# Task objective
Your task is to reproduce, verbatim and without pictures, the lines from the opening of the listing through the line containing "(h2_end) coordinate[pos=0.606] (mod2);".

# Collected material
◇ ◇ ◇ ◇ ◇

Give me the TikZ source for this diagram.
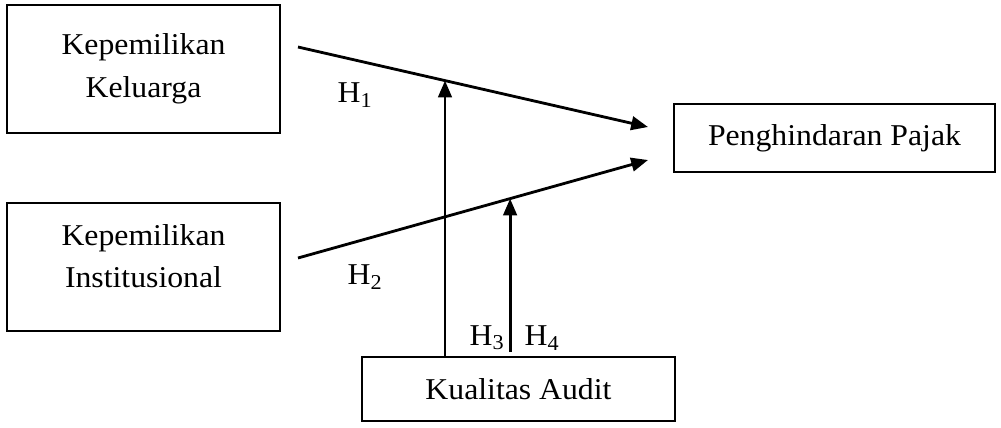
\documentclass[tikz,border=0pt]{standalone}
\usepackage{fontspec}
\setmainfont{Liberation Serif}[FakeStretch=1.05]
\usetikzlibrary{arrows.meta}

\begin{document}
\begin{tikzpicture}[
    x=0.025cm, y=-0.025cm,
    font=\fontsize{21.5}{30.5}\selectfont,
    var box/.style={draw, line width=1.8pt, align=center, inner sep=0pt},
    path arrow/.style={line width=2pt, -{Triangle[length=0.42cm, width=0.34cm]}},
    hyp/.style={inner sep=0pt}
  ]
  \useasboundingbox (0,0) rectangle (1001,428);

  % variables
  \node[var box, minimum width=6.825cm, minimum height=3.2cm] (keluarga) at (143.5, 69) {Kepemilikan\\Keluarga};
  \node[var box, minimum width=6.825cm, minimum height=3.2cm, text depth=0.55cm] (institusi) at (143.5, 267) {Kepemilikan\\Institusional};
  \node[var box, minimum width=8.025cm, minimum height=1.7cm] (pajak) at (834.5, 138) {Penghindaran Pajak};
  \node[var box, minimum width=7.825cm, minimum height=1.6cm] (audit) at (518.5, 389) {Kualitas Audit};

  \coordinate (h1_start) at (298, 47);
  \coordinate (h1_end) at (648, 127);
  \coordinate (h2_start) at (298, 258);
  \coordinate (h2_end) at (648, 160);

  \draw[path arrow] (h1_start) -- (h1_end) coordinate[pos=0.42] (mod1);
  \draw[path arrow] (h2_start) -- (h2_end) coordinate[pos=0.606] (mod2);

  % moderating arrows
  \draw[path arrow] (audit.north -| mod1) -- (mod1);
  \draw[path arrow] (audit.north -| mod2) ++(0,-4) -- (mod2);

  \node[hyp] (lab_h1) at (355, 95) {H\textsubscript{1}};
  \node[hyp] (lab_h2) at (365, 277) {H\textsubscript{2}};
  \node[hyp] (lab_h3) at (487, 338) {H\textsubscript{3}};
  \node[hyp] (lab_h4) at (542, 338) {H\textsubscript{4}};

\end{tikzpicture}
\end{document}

◇ ◇ ◇ ◇ ◇

# Result
Give me the TikZ source for this diagram.
\documentclass[tikz,border=0pt]{standalone}
\usepackage{fontspec}
\setmainfont{Liberation Serif}[FakeStretch=1.05]
\usetikzlibrary{arrows.meta}

\begin{document}
\begin{tikzpicture}[
    x=0.025cm, y=-0.025cm,
    font=\fontsize{21.5}{30.5}\selectfont,
    var box/.style={draw, line width=1.8pt, align=center, inner sep=0pt},
    path arrow/.style={line width=2pt, -{Triangle[length=0.42cm, width=0.34cm]}},
    hyp/.style={inner sep=0pt}
  ]
  \useasboundingbox (0,0) rectangle (1001,428);

  % variables
  \node[var box, minimum width=6.825cm, minimum height=3.2cm] (keluarga) at (143.5, 69) {Kepemilikan\\Keluarga};
  \node[var box, minimum width=6.825cm, minimum height=3.2cm, text depth=0.55cm] (institusi) at (143.5, 267) {Kepemilikan\\Institusional};
  \node[var box, minimum width=8.025cm, minimum height=1.7cm] (pajak) at (834.5, 138) {Penghindaran Pajak};
  \node[var box, minimum width=7.825cm, minimum height=1.6cm] (audit) at (518.5, 389) {Kualitas Audit};

  \coordinate (h1_start) at (298, 47);
  \coordinate (h1_end) at (648, 127);
  \coordinate (h2_start) at (298, 258);
  \coordinate (h2_end) at (648, 160);

  \draw[path arrow] (h1_start) -- (h1_end) coordinate[pos=0.42] (mod1);
  \draw[path arrow] (h2_start) -- (h2_end) coordinate[pos=0.606] (mod2);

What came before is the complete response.